Her first performance was with her father at the age of 12 at one of India’s most prestigious festival called ‘SAPTAK Music Festival’ in Amdavad, Gujarat. Since then she has travelled the world performing alongside her guru and noted music stalwarts like Grammy and Padma Bhushan, Pandit Vishwa Mohan Bhatt, Vocalist Vidushi Kaushiki Chakraborty and Padam Shree Pandit Bhajan Sopori ji. Every concert can be a great learning curve for an upcoming artiste. After a performance they can identify their strength and also their flaws. They augment their growth as a musician. Mahima counts her blessings that she has a great guide in her father to sort out her flaws or improve on her strengths.
(Pic: Mahima Upadhyay, Pandit Ravi Shankar Upadhyay)
Mahima is also a part of an all-female ensemble ‘Sakhi’ with one of the finest classical vocalist Kaushiki Chakraborty at helm. Like most musicians of her age, Mahima too is keen about fusing the sounds of her pakhawaj with western notes. She is keen to ideate to make the pakhawaj sound more rhythmic with the use of different dynamics.
“Fusion Music can become more demanding as we use both classical and western art forms together and different genres of music are explored. It has a completely different pattern. That excites me” gleamed Mahima.

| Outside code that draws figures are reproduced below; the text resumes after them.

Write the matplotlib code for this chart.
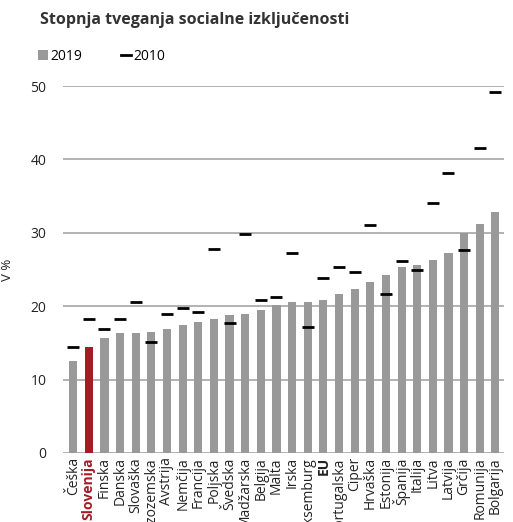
import matplotlib.pyplot as plt
from matplotlib.patches import Patch
from matplotlib.lines import Line2D

plt.rcParams['font.family'] = ['Open Sans', 'DejaVu Sans']

countries = ['Češka', 'Slovenija', 'Finska', 'Danska', 'Slovaška', 'Nizozemska',
             'Avstrija', 'Nemčija', 'Francija', 'Poljska', 'Švedska', 'Madžarska',
             'Belgija', 'Malta', 'Irska', 'Luksemburg', 'EU', 'Portugalska', 'Ciper',
             'Hrvaška', 'Estonija', 'Španija', 'Italija', 'Litva', 'Latvija', 'Grčija',
             'Romunija', 'Bolgarija']
v2019 = [12.5, 14.5, 15.6, 16.3, 16.4, 16.5, 16.9, 17.4, 17.9, 18.2, 18.8, 18.9,
         19.5, 20.1, 20.6, 20.6, 20.9, 21.6, 22.3, 23.3, 24.3, 25.3, 25.6, 26.3,
         27.3, 30.0, 31.2, 32.8]
v2010 = [14.4, 18.3, 16.9, 18.3, 20.6, 15.1, 18.9, 19.7, 19.2, 27.8, 17.7, 29.9,
         20.8, 21.2, 27.3, 17.1, 23.8, 25.3, 24.6, 31.1, 21.7, 26.1, 25.0, 34.0,
         38.2, 27.7, 41.5, 49.2]

grey = '#999999'
red = '#a31d24'

fig = plt.figure(figsize=(5.13, 5.22), dpi=100)
ax = fig.add_axes([63/513, 69/522, 441/513, 367/522])

x = range(len(countries))
colors = [red if c == 'Slovenija' else grey for c in countries]
ax.bar(x, v2019, width=0.52, color=colors, zorder=2)
ax.plot(x, v2010, linestyle='none', marker='_', markersize=8, mew=2, color='black',
        zorder=3, clip_on=False)

ax.set_ylim(0, 50)
ax.set_xlim(-0.65, 27.55)
ax.set_yticks([0, 10, 20, 30, 40, 50])
ax.yaxis.grid(True, color='#a6a6a6', linewidth=1.2, zorder=1)
ax.set_axisbelow(True)
for s in ax.spines.values():
    s.set_visible(False)
ax.tick_params(axis='y', length=0, pad=12, labelsize=10, labelcolor='#222222')
ax.tick_params(axis='x', length=0, pad=3)
ax.set_xticks(list(x))
ax.set_xticklabels(countries, rotation=90, fontsize=10, color='#222222')
for lab in ax.get_xticklabels():
    if lab.get_text() == 'Slovenija':
        lab.set_color(red)
        lab.set_fontweight('bold')
    elif lab.get_text() == 'EU':
        lab.set_fontweight('bold')

ax.set_ylabel('V %', fontsize=9.5, labelpad=12, color='#222222')

fig.text(40/513, 1 - 20/522, 'Stopnja tveganja socialne izključenosti', fontsize=11.5,
         fontweight='bold', color='#333333', va='center')

handles = [Patch(facecolor=grey, edgecolor='none'),
           Line2D([], [], color='black', linewidth=2)]
fig.legend(handles, ['2019', '2010'], loc='center left',
           bbox_to_anchor=(38/513, 1 - 56/522), ncol=2, frameon=False,
           fontsize=10, handlelength=0.7, handleheight=0.7, handletextpad=0.2,
           columnspacing=2.8, borderpad=0, borderaxespad=0)

fig.savefig('out.png', dpi=100)
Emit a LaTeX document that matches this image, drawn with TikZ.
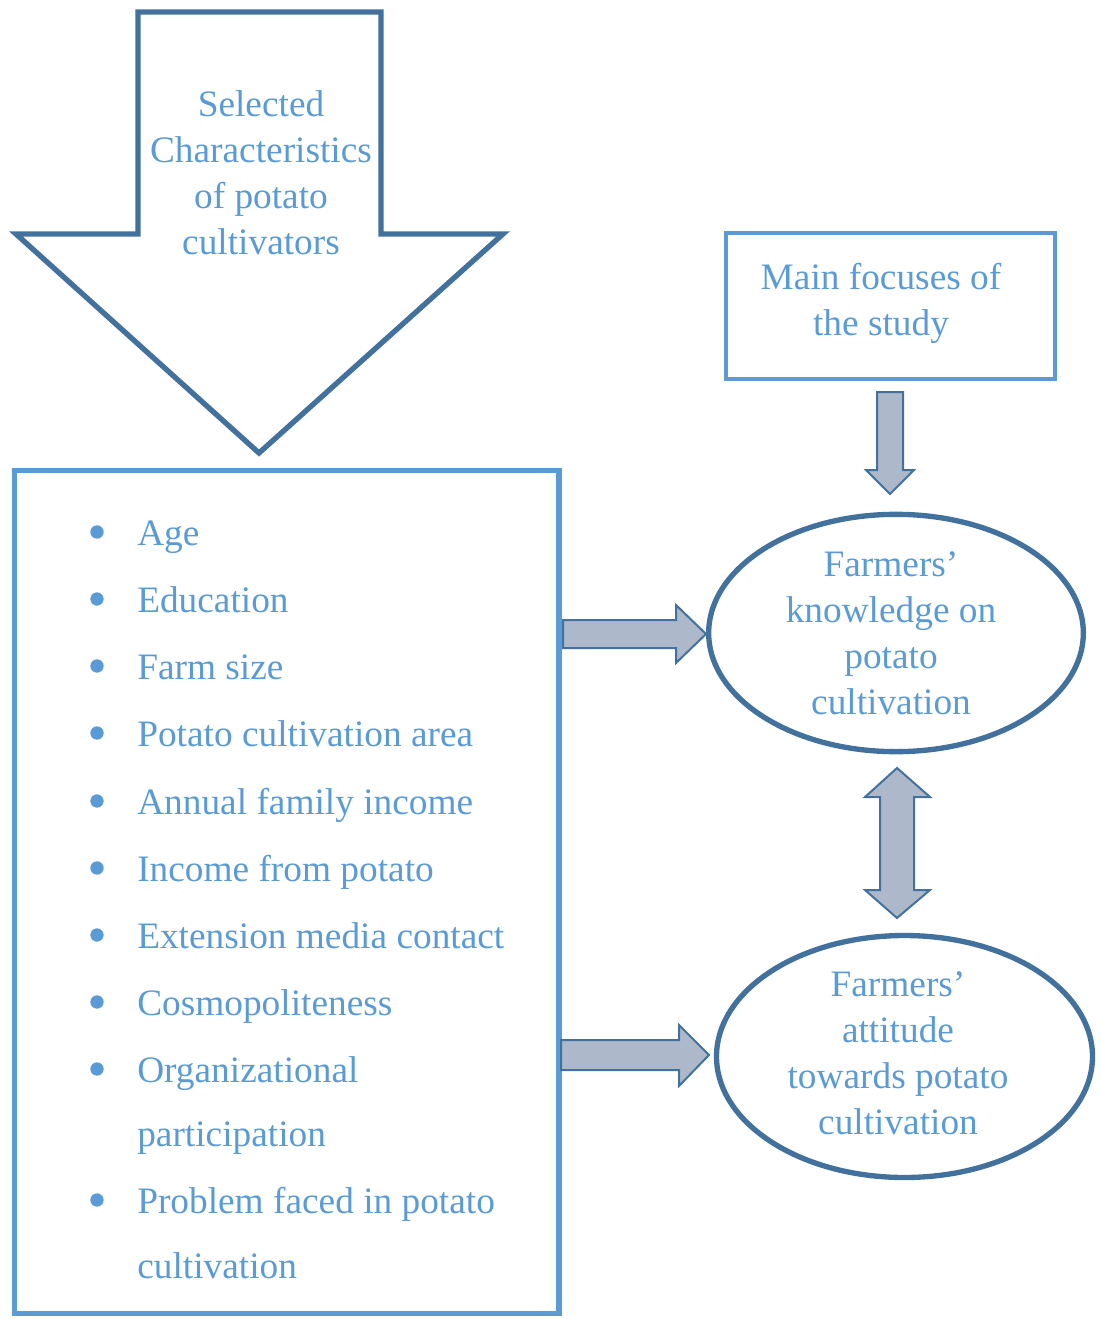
\documentclass[tikz,border=0pt]{standalone}
\usepackage{fontspec}
\setmainfont{Liberation Serif}
\usetikzlibrary{shapes.geometric}
\definecolor{txt}{HTML}{5B9BD5}
\definecolor{dk}{HTML}{41719C}
\definecolor{fillg}{HTML}{ADB9CA}
\begin{document}
\begin{tikzpicture}[x=0.75pt,y=-0.75pt,
  lab/.style={text=txt, font=\fontsize{28}{34.5}\selectfont, align=center, inner sep=0pt},
  item/.style={text=txt, font=\fontsize{28}{34.5}\selectfont, anchor=base west, inner sep=0pt},
  bul/.style={circle, fill=txt, inner sep=0pt, minimum size=10pt},
  blk/.style={draw=dk, line width=1.5pt, fill=fillg, line join=miter},
  oval/.style={ellipse, draw=dk, line width=4pt, inner sep=0pt}]
\useasboundingbox (0,0) rectangle (1100,1319);

% big down arrow
\draw[dk, line width=4pt, line join=miter] (138,12) -- (381,12) -- (381,234) -- (503,234) -- (259,453) -- (16,234) -- (138,234) -- cycle;
\node[lab] (sel) at (261,173) {Selected\\Characteristics\\of potato\\cultivators};

% main focuses box
\node[draw=txt, line width=3.4pt, minimum width=246.5pt, minimum height=109.5pt, inner sep=0pt] (mf) at (890.5,306) {};
\node[lab] (mft) at (881,303) {Main focuses of\\the study};

% list box
\node[draw=txt, line width=4pt, minimum width=408.5pt, minimum height=632.5pt, inner sep=0pt] (lb) at (286.5,892) {};

% ellipses
\node[oval, minimum width=281pt, minimum height=178pt] (k) at (896,633) {};
\node[lab] (kt) at (891,633) {Farmers’\\knowledge on\\potato\\cultivation};
\node[oval, minimum width=282pt, minimum height=181.5pt] (a) at (904.5,1056.5) {};
\node[lab] (at) at (898,1053) {Farmers’\\attitude\\towards potato\\cultivation};

% block arrows
\draw[blk] (877,392) -- (903,392) -- (903,470) -- (914,470) -- (890,494) -- (866,470) -- (877,470) -- cycle;
\draw[blk] (897,768) -- (930,797) -- (914,797) -- (914,890) -- (930,890) -- (897,918) -- (865,890) -- (880,890) -- (880,797) -- (865,797) -- cycle;
\draw[blk] (563,620) -- (676,620) -- (676,605) -- (706,634) -- (676,663) -- (676,648) -- (563,648) -- cycle;
\draw[blk] (561,1040) -- (679,1040) -- (679,1025) -- (709,1055) -- (679,1086) -- (679,1070) -- (561,1070) -- cycle;

% list
\node[bul] (b1) at (97,532) {};  \node[item] (i1) at (137,545) {Age};
\node[bul] (b2) at (97,599) {};  \node[item] (i2) at (137,612) {Education};
\node[bul] (b3) at (97,666) {};  \node[item] (i3) at (137,679) {Farm size};
\node[bul] (b4) at (97,733) {};  \node[item] (i4) at (137,746) {Potato cultivation area};
\node[bul] (b5) at (97,801) {};  \node[item] (i5) at (137,814) {Annual family income};
\node[bul] (b6) at (97,868) {};  \node[item] (i6) at (137,881) {Income from potato};
\node[bul] (b7) at (97,935) {};  \node[item] (i7) at (137,948) {Extension media contact};
\node[bul] (b8) at (97,1002) {}; \node[item] (i8) at (137,1015) {Cosmopoliteness};
\node[bul] (b9) at (97,1069) {}; \node[item] (i9) at (137,1082) {Organizational};
\node[item] (i9b) at (137,1146) {participation};
\node[bul] (b10) at (97,1200) {}; \node[item] (i10) at (137,1213) {Problem faced in potato};
\node[item] (i10b) at (137,1278) {cultivation};
\end{tikzpicture}
\end{document}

With the advent of the fusion music era, pakhawaj has garnered quite a reputation. It can be paired alongside different Hindustani Instruments like santoor, sarod, flute, sitar and also can be accompanied with the Dhrupad style of vocals. It is also played in western music genres like Jazz or it can share the stage with the drums, saxophone and other instruments which has risen its popularity.
“Pakhawaj is a solo recital percussion instrument in itself. It has its own literature, layakari, tayari, mathematical work and more attractive dynamics. This will ensure pakhawaj has a bright future and shall only rise in the popularity graphs” opined Mahima.
The trendiness of the pakhwaj is also largely due to the fact that Indian classical music has now reached different corners of the world. Indian classical music has always been revered by sections throughout the globe but with the advent of technology and easy access to music, it is now developing new audiences. Along with the new followers, the western musicians are also keen to dabble in these genres.
“People, abroad, perceive Indian classical music and instruments with high regard. They are quite literate about Indian music. Whenever we perform they can feel the emotions and connect with the compositions. Also the Indian community abroad has done a tremendous job in promoting the music” feels Mahima.
Mahima is also an avid tech buff. She uses a variety of modern techniques to enhance the sound, make it more balanced or more rhythmic as she feels her audience would like to hear it.
“In my live performance I produce different kind of sounds by playing pakhawaj in a musical language. I basically produce different kinds of sounds by assimilating different bols using both hands to produce in a musical language while playing the pakhawaj” said Mahima.
Whereas In her recordings, she mainly focuses on the amount of sound and balancing so that the overall patterns fit into the system perfectly.
Apart from the pakhwaj, Mahima has always been drawn towards Hindustani vocals. She credits this to her guru and her mother Vidushi Malti Upadhyay. Her mother has been a Hindustani vocal guru and has been teaching her the nuances since her childhood. This mother-daughter duo is among the numerous women in the field of percussion and vocals. Mahima dreams of been able to draw women to be a part of percussion and vocal both. She intends to host an all women concert of percussionists and vocalists.
“I will try to promote all forms of percussion instruments widely so that people know about their literature and their essence. I think this will help our upcoming generation to understand their importance and also develop interest of the younger generation by our participation worldwide” hopes Mahima.